Jonathots Daily Blog
(4364)
Episode 9
Bequeathed upon the teller of a tale is a sacred trust to be accurate and truthful.
The two are not the same.
Accuracy requires dates, times, locations—yet spins the story by using the bias of the narrator.
Truth, on the other hand, is unflinching, insisting that what was everlasting be presented without coloration or commentary.
For this reason, I will not tell you the whole odyssey of our brief, five-month stay in Mobile by the Bay. I might be tempted to use accuracy to place the pieces of the occurrences in the exact position which might make you feel sorry for me – or pronounce me innocent.
I was not innocent.
I was young, arrogant, unaccustomed to being told what to do and I had too much talent to be placed in such a small vessel of possibility. The result was outbreaks of jealousy, anger, resentment and vicious rumor.
The worst part of the journey came when my middle son was hit and run by a car, and after a three-month stay in the hospital, ended up in a vegetative state, demanding constant care-giving.
Now, when we were able to bring Joshua home from the hospital, I was sitting in my living room one chilly October morning, having negotiated a severance deal with the church which allowed us to stay and be paid through the end of November, perched deep in thought when the phone rang.

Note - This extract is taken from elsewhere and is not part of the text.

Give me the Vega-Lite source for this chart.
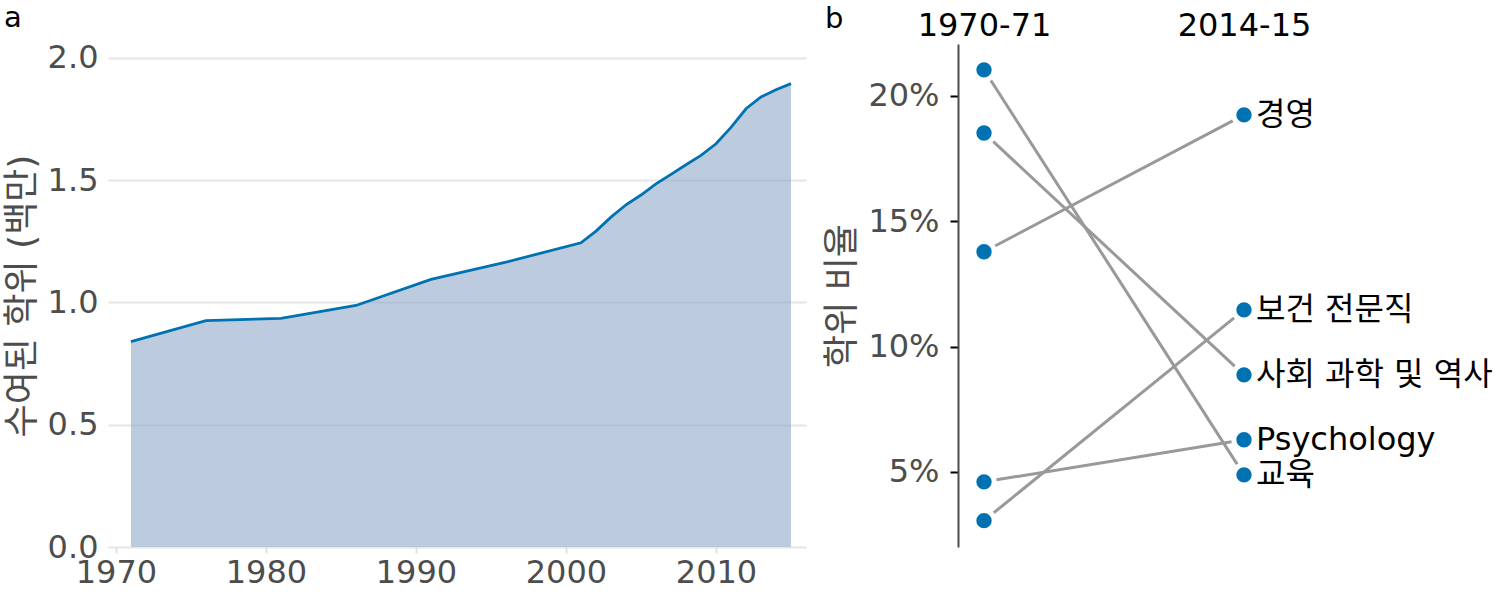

To my astonishment, it was R. B.
Accurately, he, too, had suffered some setbacks on his quest in Minnesota for his new job. The truth I never really knew.
We told him of our predicament and he asked if he could join us, and travel with us to the next location—wherever that might be—and continue our lives in a much different framework than the optimism that permeated us upon arriving at the small church in Alabama.
I was lonely.
I was disturbed.
I was anxious for someone to hear my representation of the accuracy of our experience—without ever seeking for the truth.
I welcomed R. B.
He, too, was in need of a sounding board.
That’s what we did. For about a solid month, while I was auditioning for other positions, taking care of my son and trying to line up the dollars in my bank account like good soldiers, we commiserated and dreamed of more to come.
R. B. and I found each other over despair.
Yet how far can two crippled men travel together before they resent one another?